Shadow (dariaphoebe) wrote,

"We were supposed to be airborne 90 minutes ago," I thought, as we pivoted onto the end of the runway. The sign we'd just passed pointed the way to 34R.

I closed the e-book I'd been reading, and directed my focus to the window. My mind was elsewhere, reeling with the memories, and had been all morning. A number rolled by outside as we accelerated along the runway.


I'd arrived in Seattle by rail, 4 days prior. I'd been working from the train, but took a break to get myself and my stuff to the flat I'd be sharing before continuing. After a bit more work, I met a friend for dinner before getting some flowers and heading to the airport.

Distracted by the window, I watched another number flash past outside.


The first of my companions arrived. The flowers weren't for her, but she half-suspected I'd surprise her at the airport. We hoofed it to the light rail and got a small bite one stop over before returning to the airport to wait. Our time was a mix of light chatter, heavier conversation, and flirting.


We arrived back at the airport just as our other companion landed. Zie was quite late, but it was a small wonder zie made it at all. Hir connecting flight had been cancelled that morning, and it was only by the other two of us nudging hard and coughing up some miles that zie got there at all. When zie entered the concourse, we popped out to surprise hir, with the flowers, but also simply by being there. Shortly, we'd summoned a ride and were heading back to the flat. Before sleeping, we collapsed into a pile of cuddles. The day had been stressful, but moreover we'd been apart a while, and that period had been rife with its own stresses.


After too little sleep, we arrived for the first day of the conference. Unlike most other tech conferences I'd been to, this one was much more about people than the technology itself. The focus was divided between taking care of the people building the technology, and ensuring those affected by it were also carefully considered by those doing the building. The first day covered a range from bringing rehabilitation back to prisons, to bringing diversity and inclusivity to a workplace with outward-facing functions, to expanding how we empathize. An ice cream social followed dinner, with the sprouts of a new relationship showing for one of us as the other two looked on, before the day ended as the previous one did: a moment of shared emotional intimacy and vulnerability amongst the three of us, before we collapsed to sleep.


The second day was no less deep than the first, as we heard about human factors in complex systems, ethical concerns in the the world where all our devices are connected, and so many aspects of bringing empathy into your work.

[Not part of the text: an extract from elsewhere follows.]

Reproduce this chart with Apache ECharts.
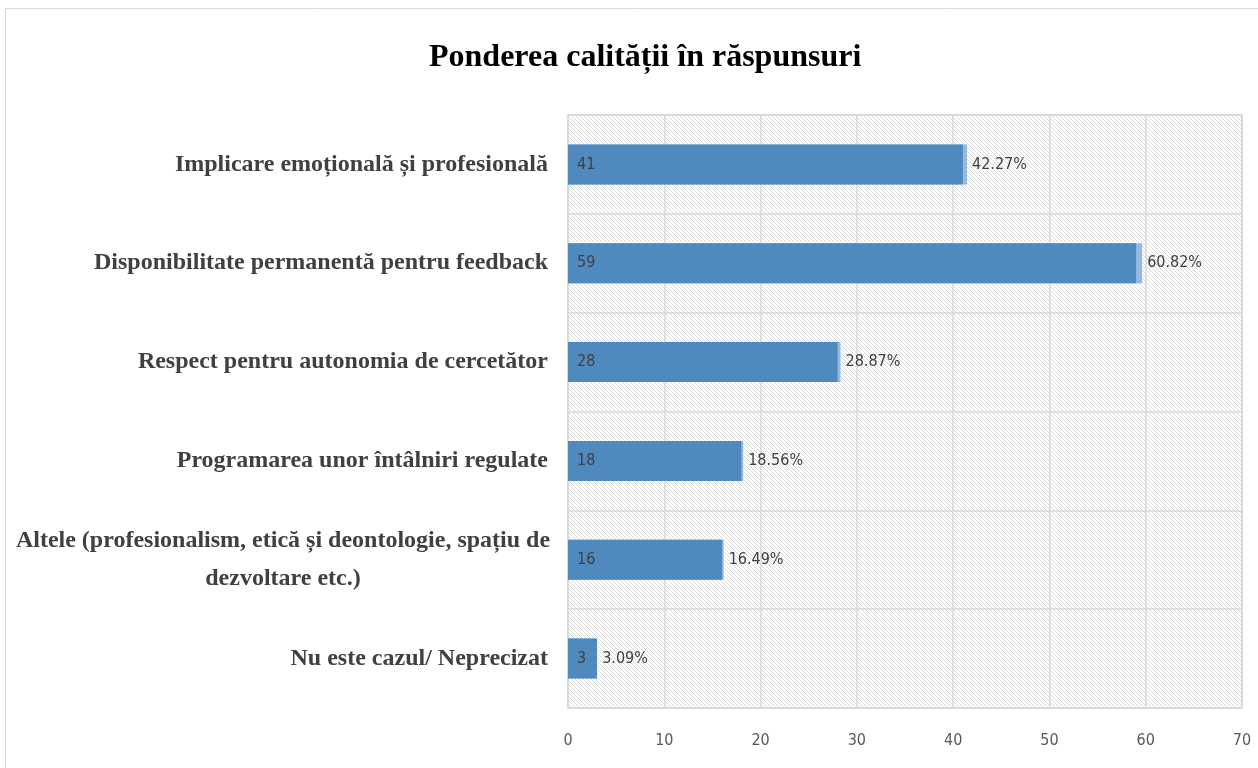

Dinner followed, then hanging at a coffeeshop. At the conclusion of the evening, we parted company. Upon returning again to our flat, we first unwound together before collectively collapsing in a tired, snuggly heap on the bed. In many ways it felt for me not just like coming home, but coming home to people who loved me. It was a luxury 2016 had not been especially forthcoming with.

The numbers were flicking past rather quickly now.


Unlike the previous days, Sunday morning would be unrushed. We awoke without an alarm, in that same heap. A trip south toward the center of the city followed, with a lovely bookstore, an elegant brunch, a leisurely stroll, a ferry ride, and dinner with a longtime friend of one of my companions, as all the while in the background the budding relationship that had started the weekend began to bloom around us.

The evening ended again with we three together, with the comedown from a fantastic conference washing across us amongst a sea of other emotions. In a continually changing series of awkward poses on the floor, we took turns listening and holding each other up -- literally and figuratively -- before collapsing on the bed for one final night.

Outside my window, we took to the air, finally, lifting slowly away from the ground.


Cleaning up the flat was quick work, and we shortly headed to the airport. Our flights were spaced such that we'd see off one person, then I'd go, then the last of us would board hir delayed plane last. There was plenty of time for emotional goodbyes at each step, though we expected to see each other again in weeks instead of months. Still, each of us climbed aboard our planes carrying our own emotional weight. I wondered if I'd make it off the ground before I cried. Thanks to the 90 minute delay, I didn't.

The numbers, the runway, the land, peeled slowly away below me, count ended short. Once again I had no home. Most of the width of the continent stood between me and my next itinerant stop.